3. Asynchronous Operations¶
Asynchronous programming allows a single thread to handle multiple tasks without blocking.
- Definition: A single-threaded, non-blocking framework (like Node.js) [06:02].
- The "Call Me Back" Pattern: Instead of waiting for an IO task to finish, the thread sends the request and provides a callback function.
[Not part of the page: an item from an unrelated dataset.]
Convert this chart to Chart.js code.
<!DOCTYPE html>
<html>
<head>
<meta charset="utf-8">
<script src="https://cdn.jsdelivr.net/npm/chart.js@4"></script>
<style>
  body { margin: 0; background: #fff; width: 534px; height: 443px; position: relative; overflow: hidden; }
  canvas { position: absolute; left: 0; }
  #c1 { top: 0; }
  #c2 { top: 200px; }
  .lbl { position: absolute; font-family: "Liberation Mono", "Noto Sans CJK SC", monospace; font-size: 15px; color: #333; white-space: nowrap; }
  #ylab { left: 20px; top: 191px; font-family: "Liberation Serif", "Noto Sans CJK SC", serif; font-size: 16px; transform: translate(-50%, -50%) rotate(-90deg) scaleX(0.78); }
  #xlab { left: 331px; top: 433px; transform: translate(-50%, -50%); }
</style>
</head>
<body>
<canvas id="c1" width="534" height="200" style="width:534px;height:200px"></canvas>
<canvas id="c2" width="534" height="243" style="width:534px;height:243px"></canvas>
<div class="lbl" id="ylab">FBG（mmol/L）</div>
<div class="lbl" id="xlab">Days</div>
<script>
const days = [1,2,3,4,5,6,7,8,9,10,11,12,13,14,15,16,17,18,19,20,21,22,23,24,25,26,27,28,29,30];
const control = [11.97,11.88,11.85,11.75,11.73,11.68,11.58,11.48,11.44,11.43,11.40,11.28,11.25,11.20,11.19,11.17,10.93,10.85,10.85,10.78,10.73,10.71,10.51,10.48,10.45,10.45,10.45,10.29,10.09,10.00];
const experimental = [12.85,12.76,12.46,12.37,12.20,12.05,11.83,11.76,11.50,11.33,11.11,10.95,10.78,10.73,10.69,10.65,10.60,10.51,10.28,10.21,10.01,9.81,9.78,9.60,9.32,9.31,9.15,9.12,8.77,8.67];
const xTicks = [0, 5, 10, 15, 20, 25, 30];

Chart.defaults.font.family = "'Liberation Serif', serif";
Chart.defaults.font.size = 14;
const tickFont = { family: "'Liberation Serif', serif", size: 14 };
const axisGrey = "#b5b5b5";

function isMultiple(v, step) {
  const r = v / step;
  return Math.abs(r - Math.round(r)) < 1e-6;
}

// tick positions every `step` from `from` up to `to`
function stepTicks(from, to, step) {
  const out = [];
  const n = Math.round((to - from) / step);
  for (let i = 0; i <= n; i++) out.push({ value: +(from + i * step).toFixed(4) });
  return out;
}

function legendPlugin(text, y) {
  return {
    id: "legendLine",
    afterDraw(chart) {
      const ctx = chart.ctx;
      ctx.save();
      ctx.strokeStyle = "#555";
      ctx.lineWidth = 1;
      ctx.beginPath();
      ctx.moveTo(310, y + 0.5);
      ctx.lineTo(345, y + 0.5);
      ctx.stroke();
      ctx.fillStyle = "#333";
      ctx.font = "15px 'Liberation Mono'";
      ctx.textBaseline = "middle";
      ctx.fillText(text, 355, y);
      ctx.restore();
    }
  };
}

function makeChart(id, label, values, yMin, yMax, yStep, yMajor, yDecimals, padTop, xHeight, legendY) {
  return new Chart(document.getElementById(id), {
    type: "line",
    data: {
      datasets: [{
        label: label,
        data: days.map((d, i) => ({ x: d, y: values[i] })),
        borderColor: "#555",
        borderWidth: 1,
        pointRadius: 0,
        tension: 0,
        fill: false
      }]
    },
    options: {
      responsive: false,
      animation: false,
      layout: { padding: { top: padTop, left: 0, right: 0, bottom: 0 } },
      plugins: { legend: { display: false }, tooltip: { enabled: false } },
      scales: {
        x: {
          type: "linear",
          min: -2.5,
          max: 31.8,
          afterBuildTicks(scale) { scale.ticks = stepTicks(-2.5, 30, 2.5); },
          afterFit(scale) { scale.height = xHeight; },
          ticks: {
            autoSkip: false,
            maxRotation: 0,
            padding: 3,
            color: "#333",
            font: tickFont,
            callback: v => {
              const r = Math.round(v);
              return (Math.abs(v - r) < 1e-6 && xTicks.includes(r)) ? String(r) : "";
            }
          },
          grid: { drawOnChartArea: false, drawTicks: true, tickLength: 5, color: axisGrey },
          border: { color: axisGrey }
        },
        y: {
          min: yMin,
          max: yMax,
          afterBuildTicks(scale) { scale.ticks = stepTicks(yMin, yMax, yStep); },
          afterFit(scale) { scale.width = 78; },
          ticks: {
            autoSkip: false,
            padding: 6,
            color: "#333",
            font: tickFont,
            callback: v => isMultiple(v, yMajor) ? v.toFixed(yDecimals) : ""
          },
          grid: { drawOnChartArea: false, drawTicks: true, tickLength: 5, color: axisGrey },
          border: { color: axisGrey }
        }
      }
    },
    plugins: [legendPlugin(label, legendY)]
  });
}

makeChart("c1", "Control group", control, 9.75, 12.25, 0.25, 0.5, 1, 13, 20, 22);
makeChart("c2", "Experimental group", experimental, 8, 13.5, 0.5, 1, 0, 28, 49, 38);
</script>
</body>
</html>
The thread then moves on to execute other code immediately [08:08].
- Event Loop: The thread continuously checks an "event loop" to see if any background tasks (like a disk read) have finished and triggered their callbacks [08:39].
- Evolution of Code:
- Callbacks: Historically led to "callback hell" (deeply nested, unreadable code) [09:16].
- Promises: Introduced to make async code more manageable [10:07].
- Async/Await: The modern standard that provides "syntactical sugar," allowing asynchronous code to look like readable synchronous code [10:22].
4. Multiprocessing¶
Multiprocessing involves running multiple independent processes rather than multiple threads in one process.
- Isolation: Each process has its own dedicated memory and resources, making it more stable and isolated than threads [11:45].
- Communication: Since they don't share memory, processes communicate via Inter-Process Communication (IPC), such as Redis, sockets, or local ports [12:03].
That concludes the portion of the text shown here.